Hot Tea Workshop asked over 200 UK citizens who live in small spaces about the challenges of lockdown living. Their insights may assist others in tiny homes.
UNITED KINGDOM, November 30, 2020 /EINPresswire.com/ — Hot Tea Workshop, manufacturers of furniture for small space living, consulted with over 200 UK citizens who live in small spaces to research the challenges of lockdown living and have shared their insights to assist others in getting through this difficult time. Graham Smith, Founder at Hot Tea Workshop, lives in a small flat in London and has been implementing some of these strategies himself.
It has been a difficult year for people living in small spaces. With the government introducing local and national lockdowns people’s access to freedom of movement, to friends or family, bars and restaurants have been greatly reduced and for those living in small spaces, loneliness, discomfort and even despair have become regular companions.
Human interaction relieves the stress
Research from the 200 respondents Hot Tea Workshop consulted with, showed that not being able to meet friends/family was the most difficult element of Lockdown for most (38% of respondents).
It may be a digital world, but we still have stone age social skills. Face-to-face interaction helps us cope with stress, and a physical handshake or hug (post-Coronavirus) makes us feel appreciated.
The advice according to Hot Tea customers is to engage more with neighbours. It doesn’t require travel and is easy to start a conversation because you have a shared experience during Lockdown.
De-clutter your small home
One of the primary aims of people living in a small space is to make it seem bigger. Hot Tea’s customers described how clutter can make a space seem smaller and affect the enjoyment of their home. They recommended taking unnecessary items to charity shops, the local recycling centre or selling them online.
Graham explained, “Online shopping has boomed during the pandemic. The dopamine hit we get from retail therapy gives short-term satisfaction, but the result is we buy too much ‘stuff’ – which results in more clutter.”
That door needs painting
Spending more time in a small space can highlight all those DIY chores that need doing. Redecorating is not only rewarding but is also a positive step towards making your home seem bigger and more comfortable — essential when you are forced to stay indoors.
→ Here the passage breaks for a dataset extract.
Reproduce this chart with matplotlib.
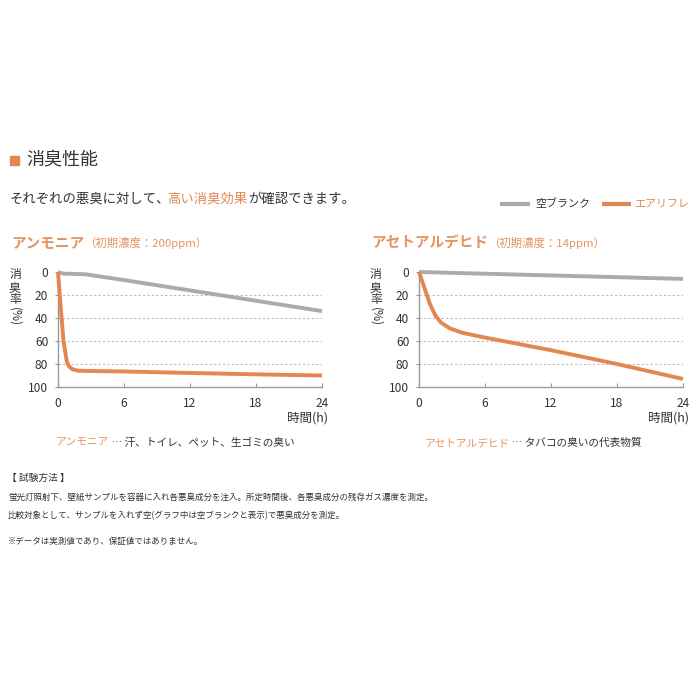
import matplotlib
matplotlib.use("Agg")
import matplotlib.pyplot as plt

plt.rcParams['font.family'] = ['Noto Sans CJK JP', 'DejaVu Sans']

ORANGE = "#E0884F"
ORANGE_T = "#E39460"
GRAY = "#ABABAB"
TXT = "#333333"

# Data (hours, deodorization rate %)
amm_blank_t = [0, 0.5, 1, 2, 2.5, 6, 12, 18, 24]
amm_blank_v = [0, 1.5, 1.5, 1.8, 2, 7, 16, 25, 34]
amm_air_t = [0, 0.2, 0.5, 0.8, 1.0, 1.3, 1.8, 2.5, 6, 12, 18, 24]
amm_air_v = [0, 25, 60, 78, 82, 84.5, 85.8, 86, 86.5, 87.8, 89, 90]

ace_blank_t = [0, 6, 12, 18, 24]
ace_blank_v = [0, 1.5, 3, 4.5, 6]
ace_air_t = [0, 0.5, 1.0, 1.5, 2.0, 2.8, 4, 6, 12, 18, 24]
ace_air_v = [0, 14, 28, 38, 44, 49, 53, 57, 68, 80, 93]

x_ticks = [0, 6, 12, 18, 24]
y_ticks = [0, 20, 40, 60, 80, 100]

W = H = 700
fig = plt.figure(figsize=(7, 7), dpi=100)
fig.patch.set_facecolor("white")

def fx(px):
    return px / W

def fy(py):
    return 1 - py / H

def make_axes(x0, x1, y0, y1, blank_t, blank_v, air_t, air_v):
    ax = fig.add_axes([fx(x0), fy(y1), fx(x1 - x0), (y1 - y0) / H])
    ax.set_xlim(0, 24)
    ax.set_ylim(100, 0)
    for v in [20, 40, 60, 80]:
        ax.axhline(v, color="#BBBBBB", lw=0.8, ls=(0, (2, 2)), zorder=1)
    ax.plot(blank_t, blank_v, color=GRAY, lw=2.8, solid_capstyle="butt",
            solid_joinstyle="round", clip_on=False, zorder=3)
    ax.plot(air_t, air_v, color=ORANGE, lw=2.8, solid_capstyle="butt",
            solid_joinstyle="round", clip_on=False, zorder=4)
    for s in ["top", "right"]:
        ax.spines[s].set_visible(False)
    for s in ["left", "bottom"]:
        ax.spines[s].set_color("#999999")
        ax.spines[s].set_linewidth(1.0)
    ax.set_xticks(x_ticks)
    ax.set_yticks(y_ticks)
    ax.tick_params(axis="x", direction="in", length=3, width=0.8, color="#999999",
                   labelsize=8.6, labelcolor=TXT, pad=7)
    ax.tick_params(axis="y", direction="out", length=2, width=0.8, color="#999999",
                   labelsize=8.6, labelcolor=TXT, pad=5)
    ax.set_facecolor("none")
    return ax

ax1 = make_axes(58, 322, 272, 387, amm_blank_t, amm_blank_v, amm_air_t, amm_air_v)
ax2 = make_axes(419, 683, 272, 387, ace_blank_t, ace_blank_v, ace_air_t, ace_air_v)

def T(px, py, s, **kw):
    kw.setdefault("color", TXT)
    kw.setdefault("va", "center")
    return fig.text(fx(px), fy(py), s, **kw)

fig.canvas.draw()
r = fig.canvas.get_renderer()

# header
fig.patches.append(plt.Rectangle((fx(10), fy(165)), fx(9), 9 / H, transform=fig.transFigure,
                                 color=ORANGE, zorder=5))
T(26, 160, "消臭性能", fontsize=13)

# subtitle with coloured part
t1 = T(10, 199, "それぞれの悪臭に対して、", fontsize=9.6)
bb = t1.get_window_extent(r)
t2 = fig.text(bb.x1 / W - fx(3), fy(199), "高い消臭効果", fontsize=9.6, color=ORANGE, va="center")
bb2 = t2.get_window_extent(r)
fig.text(bb2.x1 / W, fy(199), "が確認できます。", fontsize=9.6, color=TXT, va="center")

# legend
fig.add_artist(plt.Line2D([fx(502), fx(528)], [fy(204), fy(204)], color=GRAY, lw=3))
T(535, 204, "空ブランク", fontsize=7.9)
fig.add_artist(plt.Line2D([fx(604), fx(629)], [fy(204), fy(204)], color=ORANGE, lw=3))
T(634, 204, "エアリフレ", fontsize=7.9, color=ORANGE)

# chart titles
def chart_title(px, name, sub):
    t = fig.text(fx(px), fy(243), name, fontsize=10.5, color=ORANGE_T, va="center",
                 fontweight="bold")
    b = t.get_window_extent(r)
    fig.text(b.x1 / W, fy(243), sub, fontsize=8.2, color=ORANGE_T, va="center")

chart_title(11, "アンモニア", "（初期濃度：200ppm）")
chart_title(371, "アセトアルデヒド", "（初期濃度：14ppm）")

# y labels
for px in [15, 376]:
    T(px, 275, "消", fontsize=8.6, ha="center")
    T(px, 288, "臭", fontsize=8.6, ha="center")
    T(px, 300, "率", fontsize=8.6, ha="center")
    T(px, 317, "(%)", fontsize=8.6, ha="center", rotation=-90)

# x labels
T(328, 418, "時間(h)", fontsize=9, ha="right")
T(689, 418, "時間(h)", fontsize=9, ha="right")

# captions
def caption(cx, name, rest):
    t = fig.text(0, fy(443), name, fontsize=7.7, color=ORANGE_T, va="center")
    u = fig.text(0, fy(443), rest, fontsize=7.7, color=TXT, va="center")
    w1 = t.get_window_extent(r).width
    w2 = u.get_window_extent(r).width
    start = cx - (w1 + w2) / 2
    t.set_x(start / W)
    u.set_x((start + w1) / W)

caption(175, "アンモニア", " … 汗、トイレ、ペット、生ゴミの臭い")
caption(533, "アセトアルデヒド", " … タバコの臭いの代表物質")

# bottom text
T(7, 478, "【 試験方法 】", fontsize=7)
T(8, 497, "蛍光灯照射下、壁紙サンプルを容器に入れ各悪臭成分を注入。所定時間後、各悪臭成分の残存ガス濃度を測定。", fontsize=6.1)
T(8, 516, "比較対象として、サンプルを入れず空(グラフ中は空ブランクと表示)で悪臭成分を測定。", fontsize=6.1)
T(8, 541, "※データは実測値であり、保証値ではありません。", fontsize=6.1)

fig.savefig("out.png", dpi=100, facecolor="white")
Smith commented, “We are all guilty of spending too much time looking at a screen. TV, mobile phones and laptops. Decorating takes you away from the screen and is a physical exercise. Much better for mind and body and with a satisfying end result.”
There are several ways to improve a small home. Hot Tea’s customers suggested introducing more natural light, buying multi-function furniture to increase floor space and clever use of colour. The full list of their suggestions is available in a Hot Tea Workshop blog article titled ‘How to make a small home look bigger; 15 tips’.
The walls are closing in
Hot Tea’s survey showed there was a difference between people living alone in a small home and those living with family/friends. While all other results remained the same, the lack of space was more of a problem for people living alone; 26% versus 22%.
Living alone during Lockdown will accentuate the feeling of loneliness. Hot Tea’s customers recommended engaging with neighbours (who may have the same feelings) but also to try to act before lockdowns are enforced by moving in temporarily with friends or family.
Mental health can suffer when you are living in a small space — especially if that space does not include a garden or outdoor area. It’s easy to become agoraphobic and fear going outside as some people are concerned about catching the virus.
Hot Tea’s customers suggested exercising indoors as a starting point and taking that exercise outside when ready. Even brief exercise can release endorphins (happy chemicals) in your brain. More details are in a Hot Tea Workshop blog article ‘Mental health and living in a small space’.
‘The truth is that small home living, under normal circumstances can be liberating and fun, but right now it definitely is a bit more challenging,” concludes Graham, “Hopefully, soon we can get back to travelling some distance to meet friends/family in a pub or restaurant, then returning to our beautifully decorated and comfortable small home.”